Photo on the left by Jessica Lewis on Pexels.com , photo on the right by Ali Pazani on Pexels.com
Eğer kuantumun ötesinde böyle bir düzeyde fizik var ve bu ortaya çıkarılır ise, bu konu kuantum fizikten, sicim kuramından ve hatta birleşik alan teorisinden bile daha derinlerde yer alıyor olacak ve daha önemli bir alan olarak bilimdeki yerini alacaktır. Hatta ve hatta, gelecekte gerçekleşme ihtimali olan, bazı Hollywood yapımı filmlerde izlediğiniz, bir maddeyi kendisini oluşturan sicimlerin titreşim frekanslarını değiştirerek başka bir maddeye dönüştürme yöntemi bile kuantum ötesi fizik konusunun gerisinde kalacaktır. Bahsettiğim bu yöntemi de kendimce teknolojik simyacılık olarak tanımlıyorum bu arada. Bir otomobili bir uçağa dönüştürmek veya bir plastik kabı kolayca bir cam bardağa dönüştürmek teknolojik simyacılığa örnekler olarak verilebilir. İçerisinde yaşadığımız evrenin gelecekte biz insanlar için sonu gelmeden önce başka bir evrene (bkz. paralel evrenler teorisi) geçiş yapmayı başarabilsek bile kuantum ötesi yeni fizik, tüm bu bahsi geçen bilim konularından daha ileride ve daha ön planda olacaktır diye düşünüyorum.

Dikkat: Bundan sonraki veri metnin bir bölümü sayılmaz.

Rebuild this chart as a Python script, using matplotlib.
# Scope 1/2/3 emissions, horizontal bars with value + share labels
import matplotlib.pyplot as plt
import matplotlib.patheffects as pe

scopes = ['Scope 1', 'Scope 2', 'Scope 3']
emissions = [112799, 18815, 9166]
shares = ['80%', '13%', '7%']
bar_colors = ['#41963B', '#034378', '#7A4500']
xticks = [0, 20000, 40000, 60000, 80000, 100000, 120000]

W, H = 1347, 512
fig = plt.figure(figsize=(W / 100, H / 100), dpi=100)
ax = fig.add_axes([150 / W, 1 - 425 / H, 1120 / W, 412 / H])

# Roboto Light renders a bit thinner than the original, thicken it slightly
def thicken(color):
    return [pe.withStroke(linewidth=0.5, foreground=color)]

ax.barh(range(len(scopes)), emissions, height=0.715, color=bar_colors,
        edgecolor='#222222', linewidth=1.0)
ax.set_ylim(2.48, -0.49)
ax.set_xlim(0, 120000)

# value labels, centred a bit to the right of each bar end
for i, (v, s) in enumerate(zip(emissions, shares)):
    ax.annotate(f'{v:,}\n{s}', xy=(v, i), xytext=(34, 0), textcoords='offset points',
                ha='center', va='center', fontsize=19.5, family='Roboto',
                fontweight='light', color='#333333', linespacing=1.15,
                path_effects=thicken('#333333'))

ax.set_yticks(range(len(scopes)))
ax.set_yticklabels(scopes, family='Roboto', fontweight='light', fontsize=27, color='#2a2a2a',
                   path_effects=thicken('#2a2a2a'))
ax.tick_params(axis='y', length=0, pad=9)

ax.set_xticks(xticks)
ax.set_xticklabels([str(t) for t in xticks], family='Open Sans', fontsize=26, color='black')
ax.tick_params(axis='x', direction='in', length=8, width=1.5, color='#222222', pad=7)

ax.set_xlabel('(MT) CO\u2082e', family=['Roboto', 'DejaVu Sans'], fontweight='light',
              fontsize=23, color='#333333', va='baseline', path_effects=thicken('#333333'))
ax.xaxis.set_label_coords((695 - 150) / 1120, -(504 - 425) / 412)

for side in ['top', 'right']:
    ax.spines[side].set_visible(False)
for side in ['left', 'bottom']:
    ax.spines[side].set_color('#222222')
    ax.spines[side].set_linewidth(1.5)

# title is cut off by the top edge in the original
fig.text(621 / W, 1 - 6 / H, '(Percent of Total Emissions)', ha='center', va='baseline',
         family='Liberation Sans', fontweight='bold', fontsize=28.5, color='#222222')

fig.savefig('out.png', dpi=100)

Yazımın sonuna yaklaşırken, bütün bunların yanı sıra, bir de kuantum fiziği ve onun ötesindeki fizik altyapısının roketlerde de kullanıldığını düşünün. Günümüzde, kanat çırpabilen esnek kanat yapısına sahip dronelar var artık. Bildiğim kadarıyla henüz esnek yapılar ve bunlarla çalışan mekanizmalar roket teknolojisinde mevcut değil. Yakın bir gelecekte ise esneyebilen gelişmiş yapıları roketlerde, uzay araçlarında ve uzay gemilerinde görmeye başlayabiliriz. Tabi o dönemde roket diye bir aygıt kalırsa 😀 Kim bilir, belki de yerini bambaşka bir teknoloji alır. Yazının sonunda öyle ya da böyle konuyu roketlere bağlamış oldum 😀

Uzun lafın kısası, her ne kadar daha keşfedilecek şeyler barındırsa da aslında kuantum fiziğinin modası şimdiden geçti bile diyebilirim. İnsanoğlu olarak bambaşka bir yaşama doğru hızla ilerliyoruz.